Скоро легкий на подъем Конюхов опять уедет из Москвы. Шило у него в одном месте. В душе.
– На собаках по Аляске поеду: я после морей очень за север соскучилси.
О стоимости проекта я уже даже не стал спрашивать. Да и зачем говорить о презренном металле с художником?
«ЗЕМНАЯ ИСТОРИЯ КОНЧАЕТСЯ ПОРАЖЕНИЕМ ХРИСТИАН»
Портрет дьяка Андрея Кураева
Ехал я себе после работы домой на машине. Никого не трогал. Напротив, слушал радио. И на одной из программ на интересный разговор наткнулся. Уже и к дому подъехал, а из машины не вылез – дослушать хотелось. Так сильно заинтересовался. Хотя по радио поп выступал. А я человек не верующий во все эти религии. Более того, если бы у меня был пистолет, меня можно было бы назвать воинствующим атеистом. Но у меня нет пистолета. И когда я слышу слово «духовность», мне не за что хвататься. Молча терплю.
Теперь представляете, как меня этот человек в радио заинтересовал! Тем более, что человека-то я знал. Это был Андрей Кураев. Дьякон. Довольно раскрученный прессой гражданин. Он умный и хорошо говорит, хотя и фундаменталист. Но кто не без греха? Нужно мягче к людским недостаткам относиться… В общем, послушав, какие идеи толкал немирской человек Кураев, я решил в натуре разобраться с ним и чисто конкретно попросить ответить за свои слова, а попросту говоря, прояснить свои позиции. Стрелку отец Андрей забил мне в храме.
…Я пришел в церкву, когда там шло какое-то религиозное мероприятие. Разнокалиберные священники в желтых халатах пели протяжные песни. Мне почему-то сразу бросилось в глаза, что один из самых молодых служителей культа сильно похож на Дункана Маклауда. Он был без бороды и без усов, с такой же, как у бессмертного, копной волос, собранной сзади в хвост. Я бы ничуть не удивился, если бы по окончании литургии (или как оно там называется?) «Дункан» вдруг одним движением вытянул из-за спины меч и красивым махом с разворота подрубил бронзовую стойку со свечками. Пожалуй, я бы даже принял это за логичное и весьма эффектное по своему психологическому воздействию завершение всей церемонии. Ибо сказал Господь: «Не мир я принес, но меч!»
Замечтавшись об этих феерических картинах, я даже не заметил, как ко мне подошел Андрей Кураев. Со времен нашей последней встречи диакон несколько раздобрел, округлился в умном лице, но выглядел все равно энергичным, а его знаменитые очки-телевизоры так вообще не претерпели никаких изменений. Я, кстати, давно заметил, что люди добреют от сытой жизни. Потому что сытость – это не суть обжорство, а просто добрый умиротворенный и осмысленный образ жизни. Когда наступает сытость, человек округляется, как бы стремясь приблизиться к самой идеальной фигуре, созданной Всевышним, – шару. И в этом я вижу единство внешнего и внутреннего.

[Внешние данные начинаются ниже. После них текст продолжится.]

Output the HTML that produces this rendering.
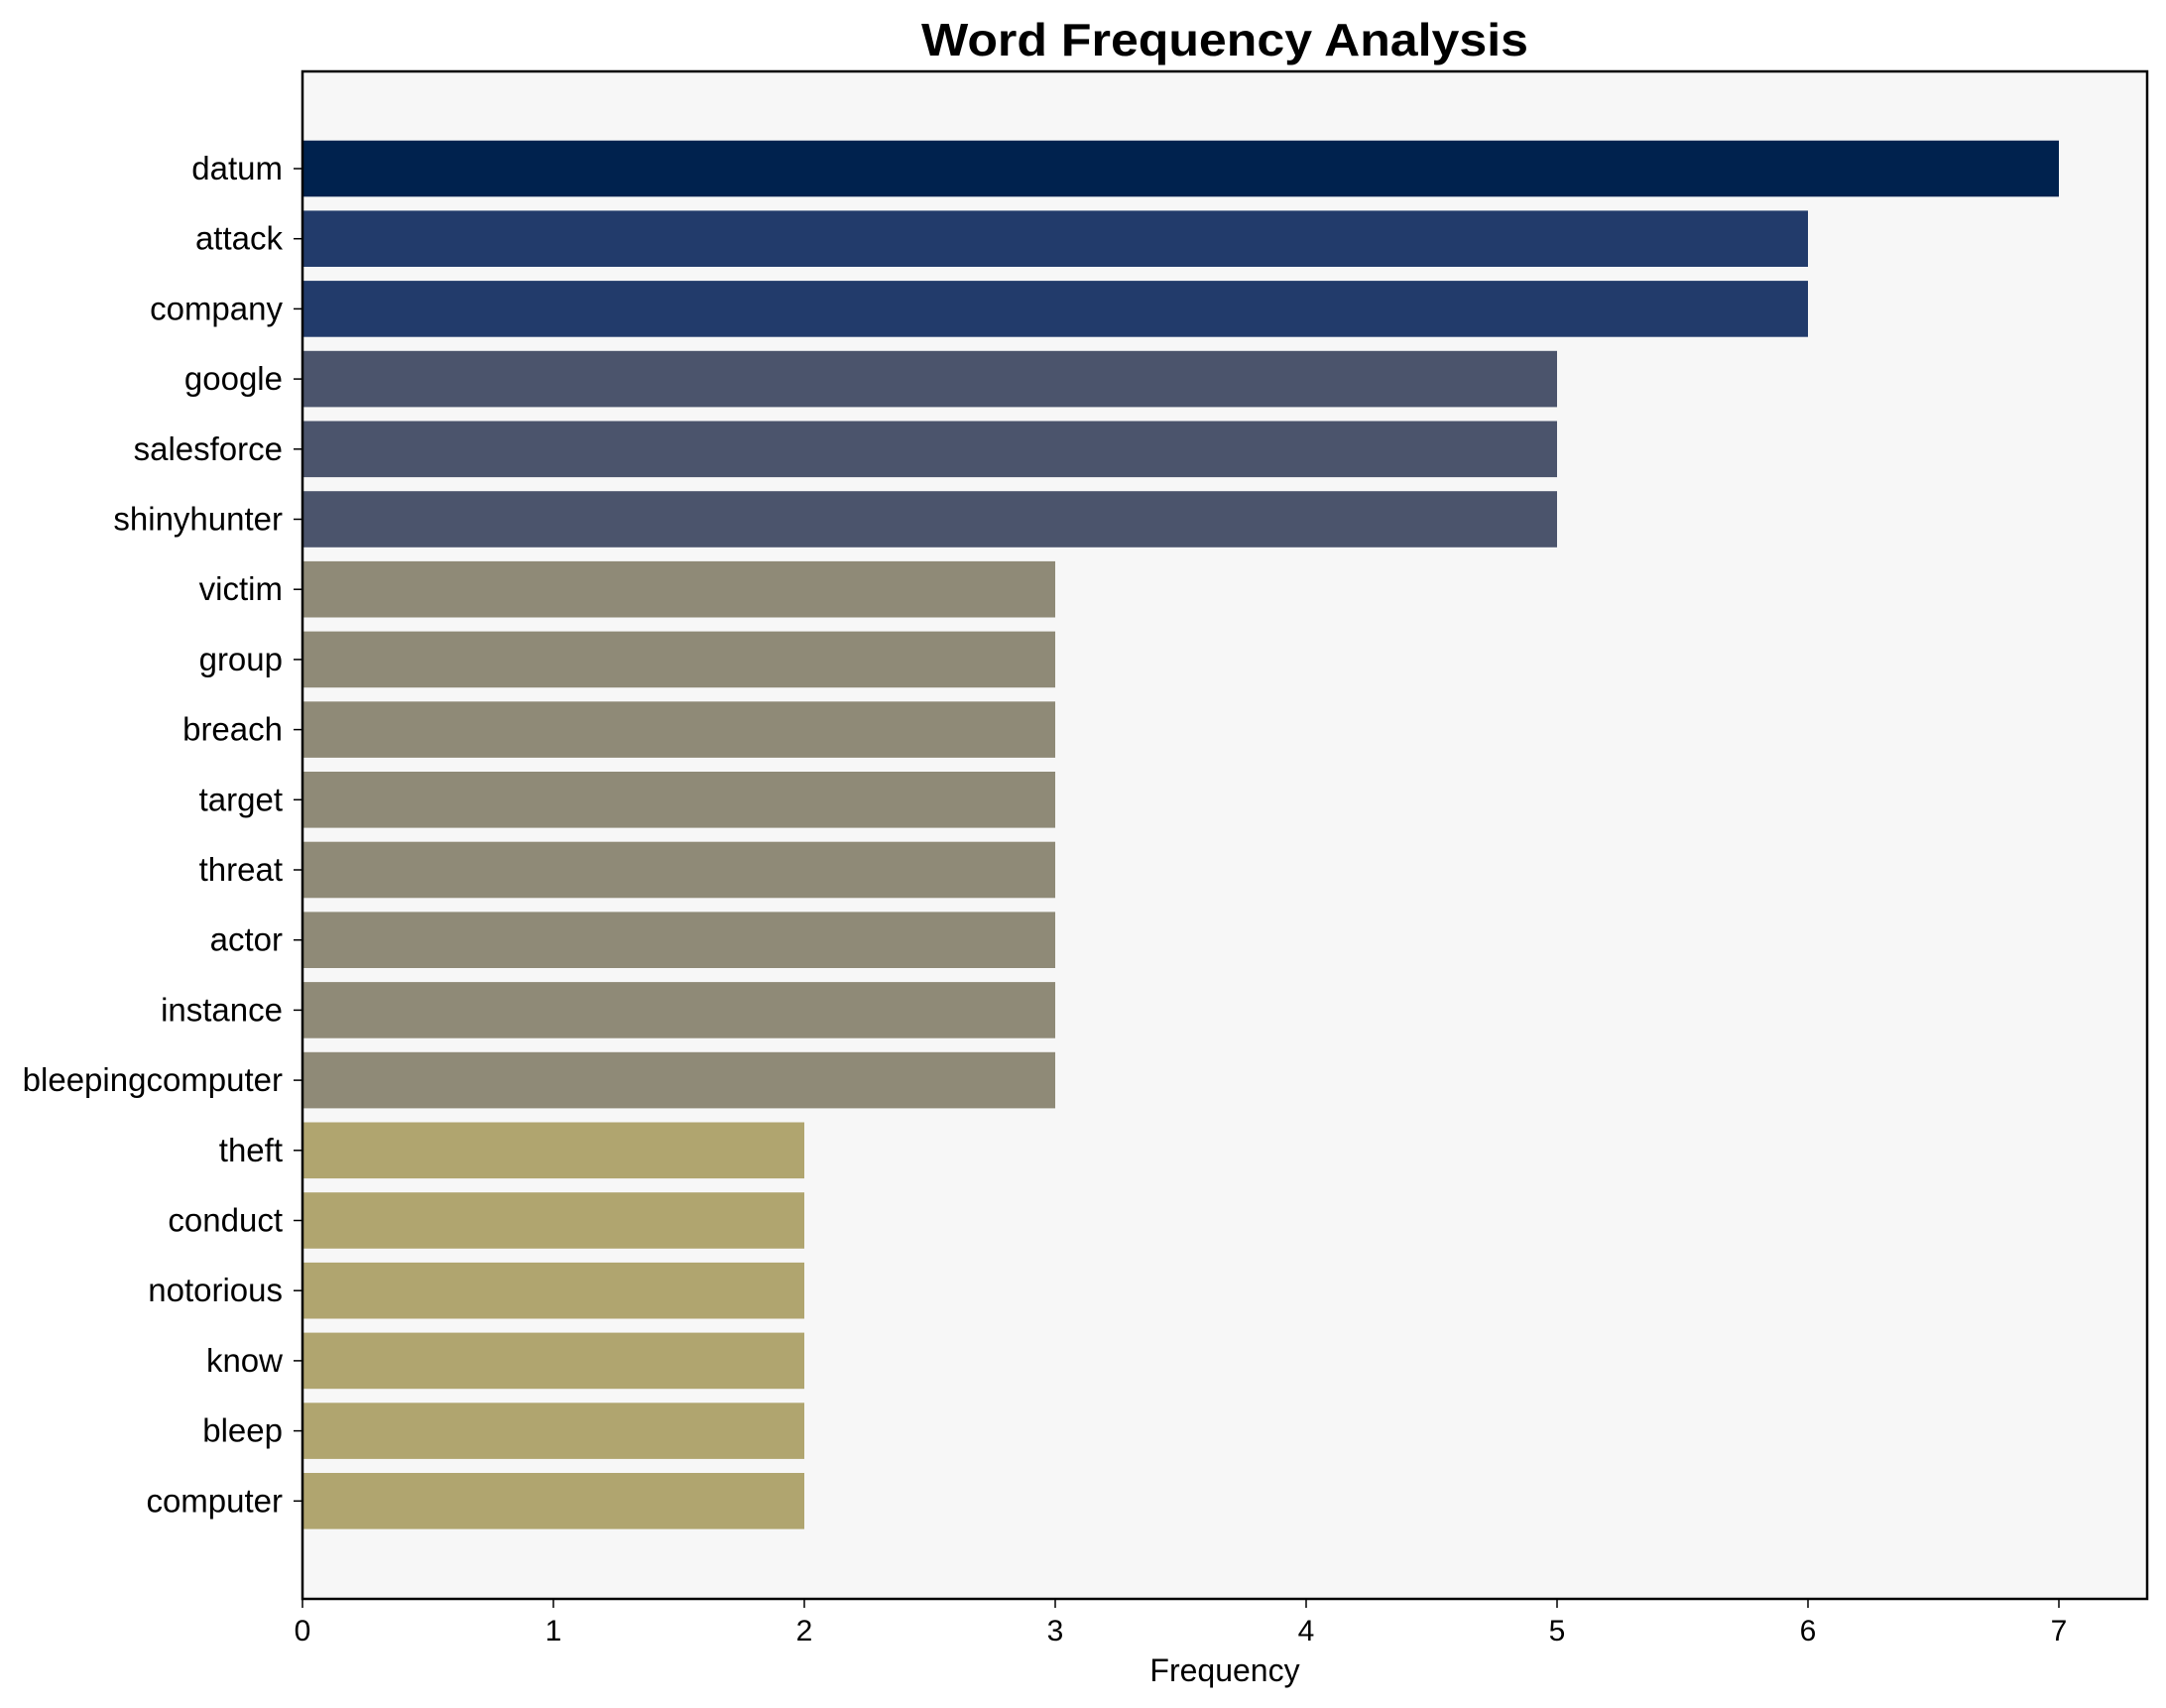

Я искренне поделился с отцом Андреем своими наблюдениями по поводу его душевно-телесного пополнения:
– Вы поправились, святой отец. Не всегда, наверное, получается посты соблюдать при ваших-то постоянных разъездах?
– Наоборот. Постная пища как раз располагает к полноте.
– Зачем же вы нездорового образа жизни придерживаетесь? Но, в принципе, можно попробовать в качалку походить, железо двигать…
Мы сидели с Кураевым прямо в храме, у окошка, на деревянном сундуке, в котором местные церковнослужители зачем-то хранили красную ковровую дорожку (нас потом согнали, а дорожку достали). А рядом с сундуком возвышался какой-то гражданин в очках и как зачарованный глядел на красный глазок диктофона. Гражданин стоял не далее, чем в полушаге от меня, буквально дыша мне в затылок, что меня ужасно нервировало. Я несколько раз бросал невежливые взгляды в сторону загадочного гражданина, но он моих красноречивых намеков в упор не понимал. Так и хотелось отпихнуть гражданина ногой, но в храме такие действия предпринимать было бы немного неприлично.
– Не могли бы вы прояснить, что имели в виду, когда говорили о том, будто России в ХХI веке не будет? Я знаю, у вас даже теоретическая работа есть под названием «О нашем поражении». Откуда такой пессимизм?
– Земная история кончается поражением христиан. Об этом в Евангелии честно предупреждается словами Иоанна Богослова в «Апокалипсисе»: «И будет дано Сатане вести войну со святыми и победить их». Нет, сохранится, конечно, сообщество людей, собравшихся вокруг веры, чаши с причастием… Но церковь в социальном смысле проиграет. Не будет христианской школы, христианской политики, христианской культуры. Во многом этого нет и сейчас.
В историческом смысле я пессимист, и мне кажется, что большевистский режим сломал хребет русскому народу. Поэтому сейчас русский народ похож на собаку, которая еще может лапками скрести, но ни свою конуру, ни хозяйский дом охранять не может. Взять хоть то обстоятельство, что в России нет православного терроризма, нет русского националистического терроризма.
– Это плохой признак?
– С точки зрения диагностики жизнеспособности общества, это плохой признак. Терроризм сам по себе – это выплеск злой, разрушительной энергии. И если русский националистический терроризм в России начнется, я первый буду против него проповеди произносить.